Scaling phenomena pique interest of researchers

“When we investigated a general model of self-assembly, we observed that the assembly time increased with the size of the target structure,” recounts Gartner. “This made us wonder if the shape of the particles could have a considerable influence on how quickly the requisite assembly time increases with the size of the target structure and therefore how efficient the self-organization processes can be. This scaling of the assembly time with target structure size defines what we call the time complexity of self-assembly.”

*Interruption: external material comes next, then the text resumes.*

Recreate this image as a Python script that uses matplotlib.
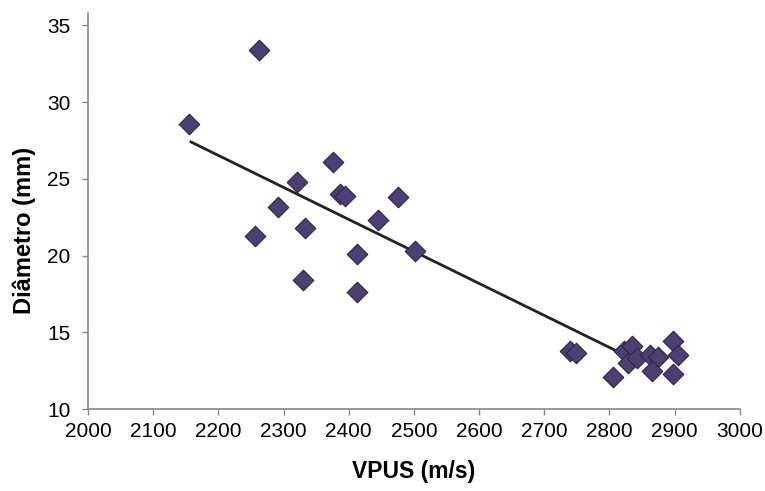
import numpy as np
import matplotlib
matplotlib.use("Agg")
import matplotlib.pyplot as plt

plt.rcParams['font.family'] = ['Liberation Sans', 'DejaVu Sans']

# dados
vpus = [2155, 2263, 2257, 2292, 2320, 2333, 2330, 2376, 2387, 2395,
        2413, 2412, 2445, 2476, 2501, 2739, 2748,
        2805, 2823, 2834, 2828, 2843, 2862, 2874, 2866, 2897, 2905, 2897]
diam = [28.6, 33.4, 21.3, 23.15, 24.8, 21.8, 18.4, 26.1, 24.0, 23.9,
        20.1, 17.6, 22.3, 23.8, 20.3, 13.75, 13.65,
        12.1, 13.8, 14.1, 13.0, 13.3, 13.5, 13.4, 12.5, 14.4, 13.5, 12.3]

# linha de tendencia (extremos lidos)
trend_x = [2158, 2815]
trend_y = [27.4, 13.7]

xticks = list(range(2000, 3001, 100))
yticks = list(range(10, 36, 5))

fig = plt.figure(figsize=(7.65, 4.91), dpi=100, facecolor='white')
ax = fig.add_axes([0.115, 0.167, 0.852, 0.8065])

ax.plot(trend_x, trend_y, color='#222222', lw=2.0, zorder=2)
ax.scatter(vpus, diam, marker='D', s=110, color='#4b3f74', edgecolors='#2e2648',
           linewidths=0.8, zorder=3)

ax.set_xlim(2000, 3000)
ax.set_ylim(10, 35.8)
ax.set_xticks(xticks)
ax.set_yticks(yticks)
ax.tick_params(labelsize=15, length=4.5, width=1, color='#888888', direction='out')
ax.tick_params(axis='y', pad=8)
ax.tick_params(axis='x', pad=5)
for s in ['top', 'right']:
    ax.spines[s].set_visible(False)
for s in ['left', 'bottom']:
    ax.spines[s].set_color('#888888')
    ax.spines[s].set_linewidth(1.2)

ax.set_xlabel('VPUS (m/s)', fontsize=16.5, fontweight='bold')
ax.set_ylabel('Diâmetro (mm)', fontsize=17, fontweight='bold')
ax.xaxis.set_label_coords(0.5, -0.13)
ax.yaxis.set_label_coords(-0.08, 0.45)

fig.savefig('out.png', dpi=100, facecolor='white')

Pursuing this thought, the scientists developed a mathematical model to analyze the behavior of the system during self-assembly. Their results demonstrate that the morphology of the building blocks does in fact play an important role. By factoring in the scaling and kinetics of the systems, among other aspects, Frey and Gartner were able to show that hexagonal shapes offer considerable advantages for self-assembly. For example, the assembly of structures made up of a thousand building blocks can be almost four orders of magnitude faster with hexagonal building blocks compared to triangular ones.

This hexagon principle applies generally to the morphology, which not only describes the shape of the particles but also the number and positioning of their bonds: Six possible bonds to adjacent particles proved to be ideal when assembling larger structures. This can be covalent bonds, hydrogen bridge bonds, van der Waals forces, and hydrophobic interactions.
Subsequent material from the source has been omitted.